The 45th Annual Conference of the Joseph Conrad Society (UK)

Date: 

Thu - Sat, Jul 5 to Jul 7, 11:30am - 11:30am

Location: 

Writtle University College, Chelmsford

http://www.josephconradsociety.org/2018_Conference/2018_Final_Programme.pdf

How, Why, Watt: Conrad, Beckett and the Modernist Witness

 

Recent decades in modernism scholarship have seen the once elitist, exclusionary movement transform into an ever-expanding cultural phenomenon. The paper traces the conceptual and aesthetic tensions underlying the literary witness in an attempt to fathom why. Two novels bookending the modernist period will serve to unpack the link between a rethinking of the movement’s coordinates and the topos.
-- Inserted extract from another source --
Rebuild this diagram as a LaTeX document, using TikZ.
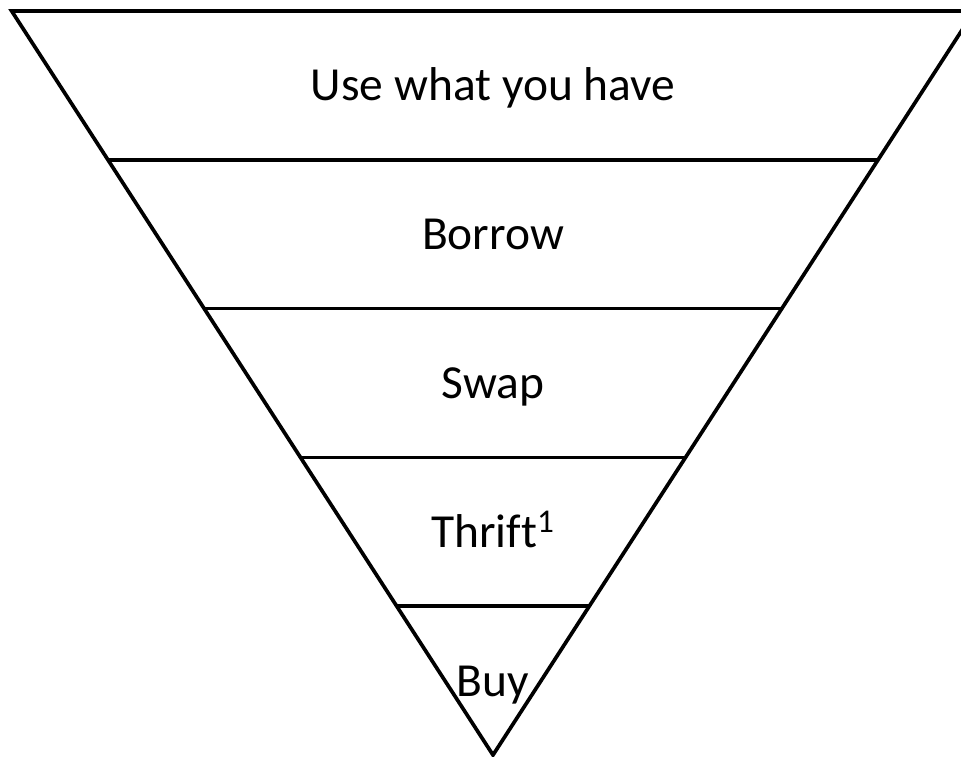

Joseph Conrad’s Lord Jim and Samuel Beckett’s Watt locate the metonyms of the traditional denotations of witnessing in sight, judgment and a diegetic periphery, a semiotic grid denoting a register of law and ethical responsibility. The witness may share the storyworld with the hero, but he is always at the margin, looking in, recording and judging. While the two works thus adhere to conventions of representation, they also upset readers’ expectations by gradually reconfiguring the device. The witness emerges as a mode of contagion rather than separation, proximity rather than distance, flux rather than stasis. He is no longer he who questions and testifies but he whose very existence is tied to the other in mutual becoming. Such a shift and its manner of reshaping our understanding of perspective sheds light, in turn, on the way in which modernism reaches into the present moment and affects contemporary experience. Conrad and Beckett are read here not only as an odd but significant couple of modernist writing, but also as thinkers who determine the movement’s resistance to the fixed periodizations of past scholarship.